To make this systematic, teams should adopt a verification-focused checklist for any pull request that contains a large amount of generated code. This moves the review away from subjective judgment and into a structured process.

  • Does it understand our business domain? AI has no domain context and will fill gaps with generic assumptions. For example, did it assume a user has only one email address when our system allows several?
  • Are the tests actually good? If the AI generated the tests, do they only cover the happy path? AI-generated tests are a starting point, but they rarely cover edge cases or failure modes specific to your system. The expectation for test coverage in AI-generated code should be higher, not lower.
  • Is it secure? Treat the code as untrusted input. Did it introduce new dependencies, and were they evaluated? Does it handle user input safely? Does it use approved cryptographic libraries?
  • Is it efficient? What is the algorithmic complexity of the generated functions? Does it access data inside a loop? Is it memory efficient? The reviewer is now also responsible for the performance analysis the generator ignored.
  • Can a human maintain this? Is the code easy to understand? Did the AI choose an algorithm that is more complicated than necessary? Is the code documented to explain why it works this way, not only what it does?

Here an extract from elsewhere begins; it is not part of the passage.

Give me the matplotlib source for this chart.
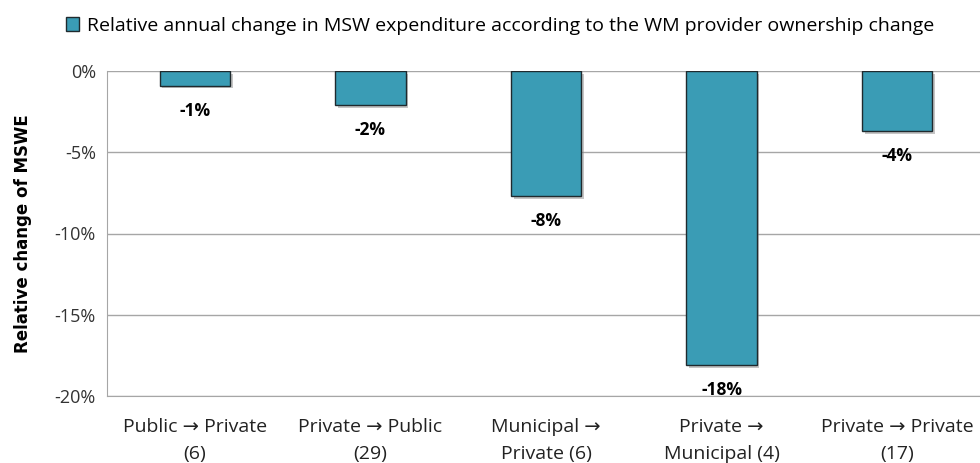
import numpy as np
import matplotlib.pyplot as plt
import matplotlib.patheffects as pe
from matplotlib.patches import Patch

# data
categories = [
    "Public \u2192 Private\n(6)",
    "Private \u2192 Public\n(29)",
    "Municipal \u2192\nPrivate (6)",
    "Private \u2192\nMunicipal (4)",
    "Private \u2192 Private\n(17)",
]
values = [-0.9, -2.1, -7.7, -18.1, -3.7]
value_labels = ["-1%", "-2%", "-8%", "-18%", "-4%"]
y_ticks = [0, -5, -10, -15, -20]
y_ticklabels = ["0%", "-5%", "-10%", "-15%", "-20%"]
legend_label = "Relative annual change in MSW expenditure according to the WM provider ownership change"

bar_color = "#3A9CB5"

plt.rcParams["font.family"] = ["Open Sans", "DejaVu Sans"]

fig = plt.figure(figsize=(9.8, 4.63), dpi=100)
# axes runs a bit past the right edge, like the cropped original
ax = fig.add_axes([107 / 980, 67 / 463, 878 / 980, 325 / 463])

x = np.arange(len(categories))
bars = ax.bar(x, values, width=0.40, color=bar_color, edgecolor="#1f2a2e",
              linewidth=1.0, zorder=3)
for b in bars:
    b.set_path_effects([pe.SimplePatchShadow(offset=(2, -2), shadow_rgbFace="0.55",
                                             alpha=0.5), pe.Normal()])

for xi, v, lab in zip(x, values, value_labels):
    ax.annotate(lab, (xi, v), xytext=(0, -18), textcoords="offset points",
                ha="center", va="center", fontsize=12.5, fontweight="bold",
                color="black")

ax.set_xlim(-0.5, 4.5)
ax.set_ylim(-20, 0)
ax.set_yticks(y_ticks)
ax.set_yticklabels(y_ticklabels, fontsize=13, color="#333333")
ax.set_xticks(x)
ax.set_xticklabels(categories, fontsize=14, color="#222222", linespacing=1.6)
ax.tick_params(axis="both", length=0, pad=8)
ax.tick_params(axis="x", pad=16)

ax.grid(axis="y", color="#a6a6a6", lw=1.0, zorder=0)
for s in ["top", "right"]:
    ax.spines[s].set_visible(False)
ax.spines["left"].set_color("#a6a6a6")
ax.spines["bottom"].set_color("#a6a6a6")

ax.set_ylabel("Relative change of MSWE", fontsize=12, fontweight="bold",
              family="DejaVu Sans", labelpad=16)

fig.legend(handles=[Patch(facecolor=bar_color, edgecolor="#1f2a2e", lw=1.0)],
           labels=[legend_label], loc="center left",
           bbox_to_anchor=(48 / 980, 1 - 26 / 463), frameon=False,
           handlelength=0.7, handleheight=0.7, handletextpad=0.4,
           prop={"size": 14})

fig.savefig("out.png", dpi=100)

The person who used the prompt needs to be able to explain the output. If they cannot, do not merge it.
  • Does it follow the project’s standards? AI does not know your specific architectural standards, preferred libraries, or error-handling strategies. The reviewer needs to make sure those standards are respected, checking whether the generated code integrates well with the rest of the system instead of introducing inconsistent logic.

This approach demands more from the reviewer. The reviewer’s role stops being just checking style or syntax. They need to understand whether the code actually makes sense within the system.

Otherwise, the codebase begins to accumulate subtle mistakes and problems that only appear later in production.

The speed of AI code generation is a major advantage, but it only works with strong code review processes.